- Home Depot’s (HD) fourth-quarter sales reached $39.7 billion, exceeding the $39.13 billion consensus with a 14.1% year-over-year increase, driven partly by an extra 14th week adding $2.5 billion, though earnings per share of $3.02 missed the $3.04 estimate despite rising from $2.82 last year.
- Fiscal 2024 sales hit $159.5 billion, topping the $158.8 billion forecast with a 4.5% gain, but comparable sales fell 1.8% annually, while net earnings dipped to $14.8 billion from $15.1 billion, with adjusted earnings per share steady at $15.24 versus $15.25.
- CEO Ted Decker emphasized stronger customer engagement in Q4 despite macroeconomic challenges and high interest rates pressuring large projects, attributing the company’s resilience to strategic investments and its workforce, as shares rose 0.72% to $385.16 pre-market.
Home Depot’s (HD) stock edged up $2.74, or 0.72%, to $385.16 in pre-market trading Tuesday, buoyed by fourth-quarter earnings that topped sales forecasts despite a miss on per-share earnings, offering a glimpse into the resilience of the home improvement giant amid a tricky economic landscape. Sales for the quarter hit $39.7 billion, surpassing the $39.13 billion consensus and marking a robust 14.1% jump from the $34.8 billion recorded a year earlier, though $2.5 billion of that gain came from an extra 14th week not reflected in the comparable sales uptick of 0.8% overall and 1.3% in the U.S. Net earnings landed at $3.0 billion, or $3.02 per diluted share – slightly shy of the $3.04 expected – yet up from $2.8 billion and $2.82 per share last year, with the additional week contributing roughly $0.30 to both reported and adjusted earnings, the latter rising to $3.13 from $2.86.

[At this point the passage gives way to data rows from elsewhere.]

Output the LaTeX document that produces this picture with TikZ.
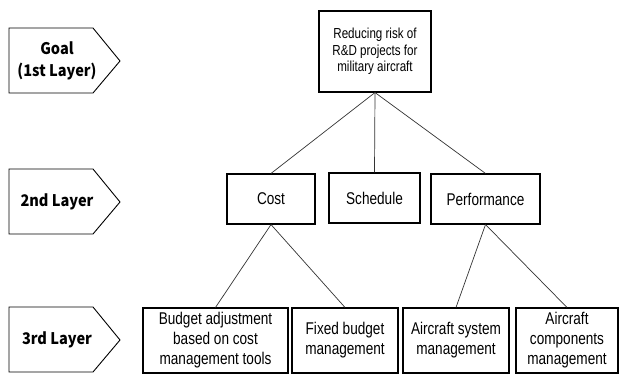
\documentclass[tikz,border=0pt]{standalone}
\usepackage{fontspec}
\setmainfont[FakeStretch=0.8]{Liberation Sans}
\newfontfamily\layerfont[FakeStretch=0.91]{Noto Sans CJK KR}

\begin{document}
\begin{tikzpicture}[x=1pt,y=-1pt,
        box/.style={draw,line width=1.1pt,inner sep=0pt,align=center,font=\fontsize{17}{20}\selectfont},
        layer/.style={align=center,font=\layerfont\bfseries\fontsize{16}{22}\selectfont},
        link/.style={draw=black!80,line width=0.7pt}]
    \useasboundingbox (0,0) rectangle (619,374);

    % layer tags
    \draw[line width=0.9pt] (9,28) -- (93,28) -- (120,61) -- (93,93) -- (9,93) -- cycle;
    \draw[line width=0.9pt] (9,169) -- (93,169) -- (120,202) -- (93,234) -- (9,234) -- cycle;
    \draw[line width=0.9pt] (9,307) -- (93,307) -- (120,340) -- (93,372) -- (9,372) -- cycle;
    \node[layer] (tag1) at (57,61) {Goal\\(1st Layer)};
    \node[layer] (tag2) at (57,202) {2nd Layer};
    \node[layer] (tag3) at (57,340) {3rd Layer};

    % goal
    \node[box,minimum width=112pt,minimum height=81pt,font=\fontsize{14.5}{16.7}\selectfont] (goal) at (375,51.5) {Reducing risk of\\R\&D projects for\\military aircraft};

    % criteria
    \node[box,minimum width=88pt,minimum height=50pt] (cost) at (271,199) {Cost};
    \node[box,minimum width=91pt,minimum height=50pt] (sched) at (374.5,198) {Schedule};
    \node[box,minimum width=109pt,minimum height=50pt] (perf) at (485.5,199) {Performance};

    % sub-criteria
    \node[box,minimum width=145pt,minimum height=65pt] (budget) at (215.5,340.5) {Budget adjustment\\based on cost\\management tools};
    \node[box,minimum width=106pt,minimum height=65pt] (fixed) at (345,340.5) {Fixed budget\\management};
    \node[box,minimum width=106pt,minimum height=65pt] (system) at (456,340.5) {Aircraft system\\management};
    \node[box,minimum width=102pt,minimum height=65pt] (comp) at (567,340.5) {Aircraft\\components\\management};

    \draw[link] (goal.south) -- (cost.north);
    \draw[link] (goal.south) -- (sched.north);
    \draw[link] (goal.south) -- (perf.north);
    \draw[link] (cost.south) -- (budget.north);
    \draw[link] (cost.south) -- (fixed.north);
    \draw[link] (perf.south) -- (system.north);
    \draw[link] (perf.south) -- (comp.north);
\end{tikzpicture}
\end{document}
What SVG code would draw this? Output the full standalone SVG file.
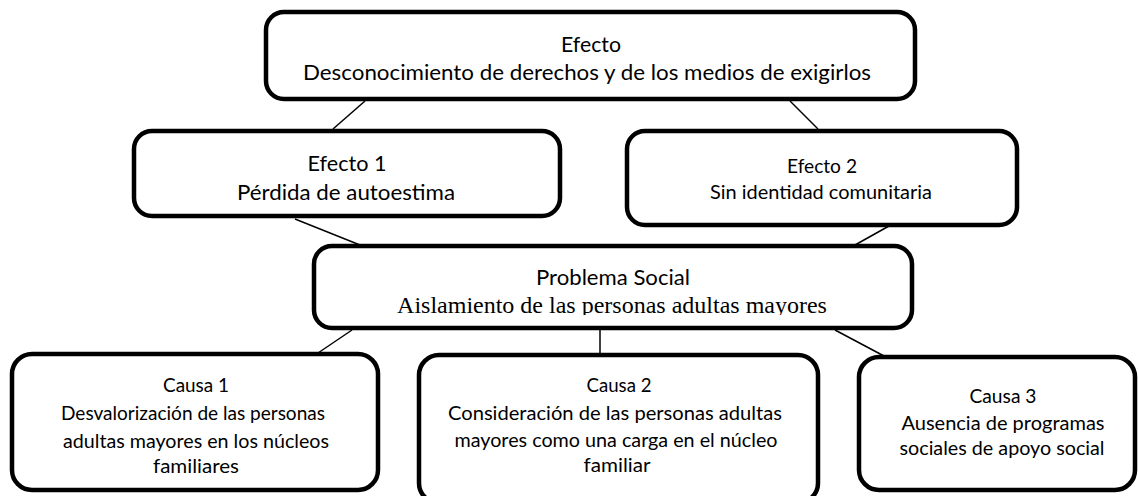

Zooming out to fiscal 2024, Home Depot posted annual sales of $159.5 billion, edging past the $158.8 billion consensus and climbing 4.5% from 2023’s $152.7 billion, though comparable sales dipped 1.8% both overall and in the U.S., reflecting a tougher demand environment. Net earnings for the year settled at $14.8 billion, or $14.91 per diluted share, a step down from $15.1 billion and $15.11 the prior year, while adjusted diluted earnings held nearly steady at $15.24 versus $15.25, buoyed by that extra week’s $0.30 boost. CEO Ted Decker highlighted the quarter’s outperformance as a sign of renewed customer engagement in home improvement spending, even as high interest rates and macroeconomic uncertainty continued to weigh on big-ticket remodeling projects, crediting the company’s strategic investments and workforce for navigating these headwinds.
Home Depot’s results paint a nuanced picture of a sector caught between opportunity and caution. The 14-week quarter’s sales surge – driven partly by timing – masks a softer underlying trend, with full-year comps signaling persistent pressure from elevated borrowing costs that deter homeowners from financing large renovations. Still, the U.S. market’s 1.3% comparable sales growth in Q4 suggests pockets of strength, likely tied to smaller DIY projects or essential repairs, areas where Home Depot’s scale and supply chain prowess shine. Decker’s optimism about positioning for future success reflects a calculated bet on long-term growth, even as the company balances a high-rate environment that’s cooled the housing market – a key driver of its business – against a consumer base showing tentative signs of re-engagement.